In a more recent and ongoing line of research, Licinio and collaborators are examining the effects of the human microbiota and the microbiome–gut–brain (MGB) axis in obesity with diabetes and on behaviors relevant to depression and schizophrenia, an emerging area which opens potentially novel avenues for the treatment of psychiatric disorders.

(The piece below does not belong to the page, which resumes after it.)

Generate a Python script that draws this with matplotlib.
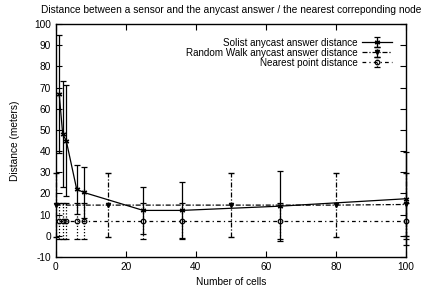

Licinio and Wong have recently published a paper on the effects of climate change on mental health, which Springer Nature highlighted as the leading article for their Sustainable Development Goal (SDG) 13: Climate Action.

== Public engagement ==
Licinio wrote four book reviews for Science, including a commentary on the current diagnostic system in psychiatry, the American Psychiatry Association (APA)'s "Diagnostic and Statistical Manual of Mental Disorders", Fifth Edition (DSM-5) and the controversial exhibit on Sigmund Freud at the US Library of Congress. Licinio writes a blog on science-related matters for the general public. In 2018-2019 Licinio was a member of the New York State Governor's Suicide Prevention Task Force, representing the State University of New York.

== Personal life ==
Licinio's wife, Ma-Li Wong, is also an expert on depression, pharmacogenomics and psychoneuroimmunology; they have worked together for over 25 years, and have co-authored over 200 papers, and co-edited two multi-authored books on pharmacogenomics and the biology of depression.